Viveros made his first works of ceramic at just 5 years old, he said, replicating the sculptures that appeared in history books, or the remains of broken vessels he found in the muddy soil around his house.
“It was such a cool feeling to be able to do things at that age that you had never done before,” he recalled.

In high school, he got into painting, and when teachers discovered his talent, they began commissioning large-scale paintings for school events and festivals. Although Viveros had no formal art training, by the time he graduated high school, he was receiving paid commissions for hand-painted ads.
Even if it was advertising, Viveros said, he and best friend/fellow artist Nicolás Nava would go the extra mile — turning the ad into a piece of art.
Unable to afford tuition for art school tuition, Viveros pursued a technical career in commercial diving. That led him to the Campeche Sound oil rigs in the Yucatan Peninsula, where worked and lived offshore for three years.
An artist’s American dream
After an oil rig colleague from Houston encouraged him to pursue the American dream, a 25-year-old Viveros decided to return to art and move to Philadelphia.
He got a job as a dishwasher at a Thai restaurant in North Philly to pay the bills, and began knocking on the doors of artists, galleries, and museums. No luck.
In 1997, he read a local news article about internationally renowned artist Meg Saligman doing a 10-ft. mural between Broad and Spring Garden streets — what would become the famous “Common Threads.” Viveros visited Saligman, struck up a conversation, and offered to volunteer.
Days later, he quit his job and became Saligman’s assistant. Soon, other doors were opening.
In 2000, Viveros traveled with Saligman to Louisiana and had his first solo show, featuring fresco technique and sculpture. Back in Philadelphia, Mural Arts founder Jane Golden, offered him the opportunity to work on projects in the city where he lived.
More than three dozen murals later, Viveros has made a name for himself through works inspired by diversity, gentrification, ancestral traditions, and the migrant community.
His most recent sculpture debuted last month in the Iglesias community garden — a space transformed by Viveros and residents from abandonment to a vibrant home for educational workshops, events, concerts, and dinners, complete with a community kitchen, sculptures, a temazcal (sweat lodge), and corn fields reminiscent of his home in Veracruz.

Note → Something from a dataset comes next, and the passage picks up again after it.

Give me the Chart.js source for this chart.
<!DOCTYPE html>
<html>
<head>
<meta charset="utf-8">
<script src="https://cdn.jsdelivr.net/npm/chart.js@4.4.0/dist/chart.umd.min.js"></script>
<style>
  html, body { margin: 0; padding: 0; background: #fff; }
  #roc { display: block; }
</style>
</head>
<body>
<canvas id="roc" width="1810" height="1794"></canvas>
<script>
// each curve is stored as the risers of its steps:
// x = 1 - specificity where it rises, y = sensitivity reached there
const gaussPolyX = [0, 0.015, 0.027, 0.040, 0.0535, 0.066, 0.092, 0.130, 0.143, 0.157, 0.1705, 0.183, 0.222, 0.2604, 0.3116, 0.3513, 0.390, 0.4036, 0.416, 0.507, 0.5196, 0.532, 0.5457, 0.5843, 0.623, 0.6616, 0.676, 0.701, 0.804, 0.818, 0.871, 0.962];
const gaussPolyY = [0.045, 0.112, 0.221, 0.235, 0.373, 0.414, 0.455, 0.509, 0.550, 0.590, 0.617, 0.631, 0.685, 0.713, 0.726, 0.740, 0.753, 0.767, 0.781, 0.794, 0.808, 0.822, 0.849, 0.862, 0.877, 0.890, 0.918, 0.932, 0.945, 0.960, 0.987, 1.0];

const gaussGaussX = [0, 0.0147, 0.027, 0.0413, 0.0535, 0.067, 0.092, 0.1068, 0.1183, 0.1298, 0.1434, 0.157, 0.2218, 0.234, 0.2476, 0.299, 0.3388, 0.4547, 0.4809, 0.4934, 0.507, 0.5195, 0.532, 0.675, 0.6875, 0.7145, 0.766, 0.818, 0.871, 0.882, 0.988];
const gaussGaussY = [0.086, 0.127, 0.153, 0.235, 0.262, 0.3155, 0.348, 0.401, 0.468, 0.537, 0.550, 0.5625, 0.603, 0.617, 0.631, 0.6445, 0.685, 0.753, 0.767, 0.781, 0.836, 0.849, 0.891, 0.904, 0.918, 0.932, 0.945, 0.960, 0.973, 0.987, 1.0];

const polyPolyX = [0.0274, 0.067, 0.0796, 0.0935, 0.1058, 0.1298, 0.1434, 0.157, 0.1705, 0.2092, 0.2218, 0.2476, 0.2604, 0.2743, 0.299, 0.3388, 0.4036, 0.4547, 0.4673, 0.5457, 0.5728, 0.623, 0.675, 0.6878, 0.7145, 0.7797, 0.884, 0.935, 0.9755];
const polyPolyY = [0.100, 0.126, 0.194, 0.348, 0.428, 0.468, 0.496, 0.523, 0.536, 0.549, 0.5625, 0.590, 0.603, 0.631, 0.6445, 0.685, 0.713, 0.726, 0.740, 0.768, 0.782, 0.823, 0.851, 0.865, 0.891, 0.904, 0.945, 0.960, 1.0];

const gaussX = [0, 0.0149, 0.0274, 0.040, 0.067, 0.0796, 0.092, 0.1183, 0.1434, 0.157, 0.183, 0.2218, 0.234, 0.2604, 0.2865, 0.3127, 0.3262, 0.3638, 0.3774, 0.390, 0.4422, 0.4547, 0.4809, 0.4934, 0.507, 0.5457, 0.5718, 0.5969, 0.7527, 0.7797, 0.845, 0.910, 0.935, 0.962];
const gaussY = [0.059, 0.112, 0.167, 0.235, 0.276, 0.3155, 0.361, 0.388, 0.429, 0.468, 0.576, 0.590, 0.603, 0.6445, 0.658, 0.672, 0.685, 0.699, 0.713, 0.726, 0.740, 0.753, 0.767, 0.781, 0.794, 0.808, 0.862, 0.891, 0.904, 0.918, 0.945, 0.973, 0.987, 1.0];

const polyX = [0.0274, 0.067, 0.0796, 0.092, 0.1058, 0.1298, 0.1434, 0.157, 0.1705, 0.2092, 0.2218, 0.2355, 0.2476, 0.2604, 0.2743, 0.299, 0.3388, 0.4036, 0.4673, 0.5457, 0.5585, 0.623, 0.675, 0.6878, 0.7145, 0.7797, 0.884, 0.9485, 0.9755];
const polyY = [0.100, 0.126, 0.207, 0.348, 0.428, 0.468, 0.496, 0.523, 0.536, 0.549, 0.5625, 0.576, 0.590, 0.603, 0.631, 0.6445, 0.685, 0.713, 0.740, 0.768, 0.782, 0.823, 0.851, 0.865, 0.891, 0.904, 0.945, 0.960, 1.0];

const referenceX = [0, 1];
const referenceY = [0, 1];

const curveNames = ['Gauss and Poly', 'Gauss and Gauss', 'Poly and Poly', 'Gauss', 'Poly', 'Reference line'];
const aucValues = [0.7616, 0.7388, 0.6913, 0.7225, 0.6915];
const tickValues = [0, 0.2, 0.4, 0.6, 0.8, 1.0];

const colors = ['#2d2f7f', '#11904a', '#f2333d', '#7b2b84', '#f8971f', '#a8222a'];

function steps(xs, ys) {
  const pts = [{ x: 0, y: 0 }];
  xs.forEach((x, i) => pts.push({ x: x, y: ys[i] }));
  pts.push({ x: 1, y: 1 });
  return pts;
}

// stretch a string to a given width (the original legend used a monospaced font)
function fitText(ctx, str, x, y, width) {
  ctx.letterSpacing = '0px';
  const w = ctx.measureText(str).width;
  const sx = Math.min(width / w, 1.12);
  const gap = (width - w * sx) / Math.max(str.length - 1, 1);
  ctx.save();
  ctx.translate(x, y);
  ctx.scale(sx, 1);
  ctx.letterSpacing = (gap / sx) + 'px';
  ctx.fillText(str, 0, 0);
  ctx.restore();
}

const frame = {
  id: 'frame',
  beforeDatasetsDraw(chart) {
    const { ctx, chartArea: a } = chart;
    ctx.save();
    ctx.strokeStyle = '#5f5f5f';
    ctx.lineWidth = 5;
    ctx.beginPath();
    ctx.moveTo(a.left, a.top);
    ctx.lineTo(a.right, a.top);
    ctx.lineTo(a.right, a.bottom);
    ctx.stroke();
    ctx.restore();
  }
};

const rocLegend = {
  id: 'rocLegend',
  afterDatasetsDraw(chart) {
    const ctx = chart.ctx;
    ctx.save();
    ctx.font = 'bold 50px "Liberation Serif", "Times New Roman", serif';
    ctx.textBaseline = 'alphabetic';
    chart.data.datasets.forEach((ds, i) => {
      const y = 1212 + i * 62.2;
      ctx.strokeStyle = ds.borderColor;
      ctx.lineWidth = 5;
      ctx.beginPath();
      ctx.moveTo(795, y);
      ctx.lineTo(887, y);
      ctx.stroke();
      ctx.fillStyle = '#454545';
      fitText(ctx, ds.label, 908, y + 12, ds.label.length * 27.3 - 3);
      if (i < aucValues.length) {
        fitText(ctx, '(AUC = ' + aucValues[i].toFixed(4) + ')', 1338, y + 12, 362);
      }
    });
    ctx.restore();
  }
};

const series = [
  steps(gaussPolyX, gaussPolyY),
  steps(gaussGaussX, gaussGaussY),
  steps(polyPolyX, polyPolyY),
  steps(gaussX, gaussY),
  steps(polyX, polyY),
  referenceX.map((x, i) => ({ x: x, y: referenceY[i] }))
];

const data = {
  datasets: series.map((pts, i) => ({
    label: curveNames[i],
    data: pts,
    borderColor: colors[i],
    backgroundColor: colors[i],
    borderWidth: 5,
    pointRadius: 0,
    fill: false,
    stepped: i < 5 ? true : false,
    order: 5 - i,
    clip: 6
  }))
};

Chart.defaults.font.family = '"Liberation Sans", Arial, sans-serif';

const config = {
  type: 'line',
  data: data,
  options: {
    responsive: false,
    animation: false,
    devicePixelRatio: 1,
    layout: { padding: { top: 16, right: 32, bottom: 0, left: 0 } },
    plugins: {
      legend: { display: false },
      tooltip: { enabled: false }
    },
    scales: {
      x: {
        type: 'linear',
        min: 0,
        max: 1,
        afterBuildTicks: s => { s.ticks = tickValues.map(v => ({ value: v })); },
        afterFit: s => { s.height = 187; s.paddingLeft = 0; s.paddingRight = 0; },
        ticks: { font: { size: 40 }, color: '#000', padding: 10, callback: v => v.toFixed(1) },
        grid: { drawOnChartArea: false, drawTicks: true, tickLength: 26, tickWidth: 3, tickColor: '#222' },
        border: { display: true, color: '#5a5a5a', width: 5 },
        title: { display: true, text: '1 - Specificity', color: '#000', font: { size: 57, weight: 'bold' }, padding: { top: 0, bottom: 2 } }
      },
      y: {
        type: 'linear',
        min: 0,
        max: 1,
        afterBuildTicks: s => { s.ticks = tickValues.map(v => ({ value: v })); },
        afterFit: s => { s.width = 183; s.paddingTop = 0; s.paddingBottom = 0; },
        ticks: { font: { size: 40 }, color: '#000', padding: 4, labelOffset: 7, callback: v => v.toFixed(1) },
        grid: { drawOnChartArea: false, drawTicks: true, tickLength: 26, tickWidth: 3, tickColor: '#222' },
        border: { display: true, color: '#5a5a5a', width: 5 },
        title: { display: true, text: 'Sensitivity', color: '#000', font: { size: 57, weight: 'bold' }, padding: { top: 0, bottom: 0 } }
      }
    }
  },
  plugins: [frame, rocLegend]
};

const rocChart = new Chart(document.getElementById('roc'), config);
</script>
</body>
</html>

The new sculpture is of the Aztec god of fire, the oldest god in the Mesoamerican tradition. The largest piece Viveros has ever worked on, it’s made of sand and concrete, using a technique he learned as a child when he helped his father in the construction of their own house in Tejería.
Viveros’ childhood best friend, Nava, flew in from Mexico to help as an assistant.
“César achieved the dream he always had as a young man, and I am very happy for him,” Nava said. “I want to accompany him on that journey.”